Inmate on death row 32 years wins at Supreme Court

By Michael Graczyk

Associated Press Writer

http://seattlepi.nwsource.com/local/6420ap_tx_texas_execution_appeal.html

HOUSTON — The longest-serving prisoner on Texas’ death row won a U.S. Supreme Court ruling Monday that his case must go back to his trial court in Dallas.

Ronald Chambers, 53, has been on death row for more than 32 years, sent there in 1976 for the abduction and fatal shooting of 22-year-old Mike McMahan, a Texas Tech University student from Washington state.

Without comment, the high court Monday declined to review a federal appeals court’s decision to send back Chambers’ case because questions used by jurors to decide his death sentence were improper.

The Texas attorney general’s office had appealed a ruling from the 5th U.S. Circuit Court of Appeals, which was based on a Supreme Court decision last year involving jury instructions given to three other condemned Texas prisoners.

“The 5th Circuit had reversed his death sentence,” Jordan Steiker, one of Chambers’ lawyers, said Monday. “The state appealed and the state lost. Now it goes back for resentencing.

“This is very good for him.”

Dallas County prosecutors will have to decide whether to seek the death penalty at a new punishment trial.

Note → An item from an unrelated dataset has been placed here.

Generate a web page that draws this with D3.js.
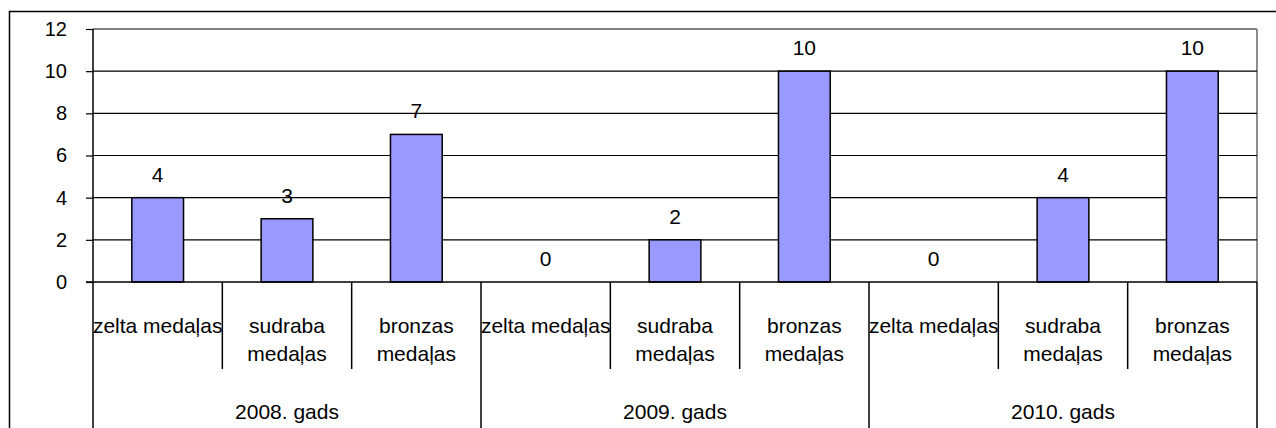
<!DOCTYPE html>
<html><head><meta charset="utf-8">
<script src="https://cdn.jsdelivr.net/npm/d3@7"></script>
<style>html,body{margin:0;padding:0;background:#fff;}svg{display:block;}</style>
</head><body>
<svg id="c" width="1276" height="428"></svg>
<script>
const years = ["2008. gads", "2009. gads", "2010. gads"];
const medals = [["zelta medaļas"], ["sudraba", "medaļas"], ["bronzas", "medaļas"]];
const values = [4, 3, 7, 0, 2, 10, 0, 4, 10];
const yTicks = [0, 2, 4, 6, 8, 10, 12];

const svg = d3.select("#c");
const font = "'Liberation Sans', Arial, sans-serif";
const L = 93, R = 1257, T = 29, B = 282;

// outer chart border
svg.append("rect").attr("x", 9.5).attr("y", 11.5).attr("width", 1300).attr("height", 500)
  .attr("fill", "none").attr("stroke", "#000").attr("stroke-width", 1.5);

const cats = values.map((v, i) => i);
const x = d3.scaleBand().domain(cats).range([L, R]).padding(0);
const y = d3.scaleLinear().domain([0, 12]).range([B, T]);

// plot border (gray top/right)
svg.append("line").attr("x1", L).attr("x2", R).attr("y1", y(12)).attr("y2", y(12))
  .attr("stroke", "#808080").attr("stroke-width", 1.8);
svg.append("line").attr("x1", R).attr("x2", R).attr("y1", y(12)).attr("y2", B)
  .attr("stroke", "#808080").attr("stroke-width", 1.8);

// gridlines
svg.append("g").selectAll("line").data(yTicks.filter(t => t > 0 && t < 12)).join("line")
  .attr("x1", L).attr("x2", R).attr("y1", d => y(d)).attr("y2", d => y(d))
  .attr("stroke", "#000").attr("stroke-width", 1.2);

// y axis
const ya = svg.append("g").attr("transform", `translate(${L},0)`)
  .call(d3.axisLeft(y).tickValues(yTicks).tickSize(7).tickPadding(19));
ya.select(".domain").remove();
ya.selectAll(".tick line").attr("stroke", "#000").attr("stroke-width", 1.2);
ya.selectAll(".tick text").attr("font-family", font).attr("font-size", 20).attr("fill", "#000");
svg.append("line").attr("x1", L).attr("x2", L).attr("y1", y(12)).attr("y2", 428)
  .attr("stroke", "#000").attr("stroke-width", 1.5);

// bars
const bw = x.bandwidth() * 0.4;
svg.append("g").selectAll("rect").data(values).join("rect")
  .attr("x", (d, i) => x(i) + (x.bandwidth() - bw) / 2)
  .attr("y", d => y(d)).attr("width", bw).attr("height", d => B - y(d))
  .attr("fill", "#9999FF").attr("stroke", "#000").attr("stroke-width", 1.5);

// data labels
svg.append("g").selectAll("text").data(values).join("text")
  .attr("x", (d, i) => x(i) + x.bandwidth() / 2).attr("y", d => y(d) - 16)
  .attr("text-anchor", "middle").attr("font-family", font).attr("font-size", 21)
  .text(d => d);

// x axis line
svg.append("line").attr("x1", L - 7).attr("x2", R).attr("y1", B).attr("y2", B)
  .attr("stroke", "#000").attr("stroke-width", 1.5);

// category boundary ticks
cats.forEach(i => {
  if (i === 0) return;
  const isGroup = i % 3 === 0;
  svg.append("line").attr("x1", x(i)).attr("x2", x(i)).attr("y1", B).attr("y2", isGroup ? 428 : 369)
    .attr("stroke", "#000").attr("stroke-width", 1.5);
});
svg.append("line").attr("x1", R).attr("x2", R).attr("y1", B).attr("y2", 428)
  .attr("stroke", "#000").attr("stroke-width", 1.5);

// category labels
cats.forEach(i => {
  const lines = medals[i % 3];
  const t = svg.append("text").attr("text-anchor", "middle").attr("font-family", font).attr("font-size", 21);
  lines.forEach((ln, k) => t.append("tspan").attr("x", x(i) + x.bandwidth() / 2).attr("y", 333 + k * 28).text(ln));
});

// group labels
years.forEach((yr, g) => {
  const x0 = x(g * 3), x1 = x(g * 3 + 2) + x.bandwidth();
  svg.append("text").attr("x", (x0 + x1) / 2).attr("y", 419).attr("text-anchor", "middle")
    .attr("font-family", font).attr("font-size", 21).text(yr);
});
</script>
</body></html>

In April 2007, the Supreme Court ruled 5-4 that jurors in three Texas cases were not allowed to give sufficient weight to factors that might cause them to impose a life sentence rather than death.

In those cases, condemned prisoner LaRoyce Lathair Smith, convicted of the 1991 torture-slaying of a fast-food worker in Dallas, won a punishment reversal from the high court. In a similar ruling, the justices also overturned the death sentences of Brent Ray Brewer, convicted of fatally stabbing an Amarillo man during a robbery in 1990, and Jalil Abdul-Kabir, convicted in 1988 of strangling a San Angelo man during a robbery.

The same questions – no longer used – were part of jury instructions used by a Dallas County jury in 1992 that decided Chambers should die.

That trial was Chambers’ third for the abduction and fatal shooting of McMahan. Each trial resulted in a death sentence.

His first conviction was overturned by the Texas Court of Criminal Appeals because a state-appointed psychiatrist who questioned him failed to warn Chambers his responses would be used against him.

He was retried in 1985 and convicted again. The Supreme Court threw out that conviction four years later, ruling prosecutors improperly excluded three black people from his jury. Chambers is black.

In January 2007, Chambers was set to die for the punishment reached at his third trial. The lethal injection, however, was stopped until the justices ruled on the cases of the three other inmates who were challenging the jury instructions.

Chambers, from Dallas, arrived on death row Jan. 8, 1976, three days before his 21st birthday.

He and a friend, Clarence Ray Williams, confronted McMahan on April 11, 1975, as McMahan and his date, Deia Sutton, were leaving a Dallas club.

At gunpoint, the couple was driven to a levee on the Trinity River south of downtown Dallas, where their captors pushed them down an embankment. Testimony showed Chambers fired five shots at them, then pounded McMahan in the back of the head 10 to 20 times with a shotgun as Williams choked Sutton and tried to drown her in the muddy water. Chambers also struck Sutton three times with the shotgun before both attackers left.

Sutton, however, survived and within days both Chambers and Williams were under arrest. Williams, from Dallas, pleaded guilty to aggravated robbery and murder, accepted two life sentences and remains in prison. Sutton has testified at each of Chambers’ trials.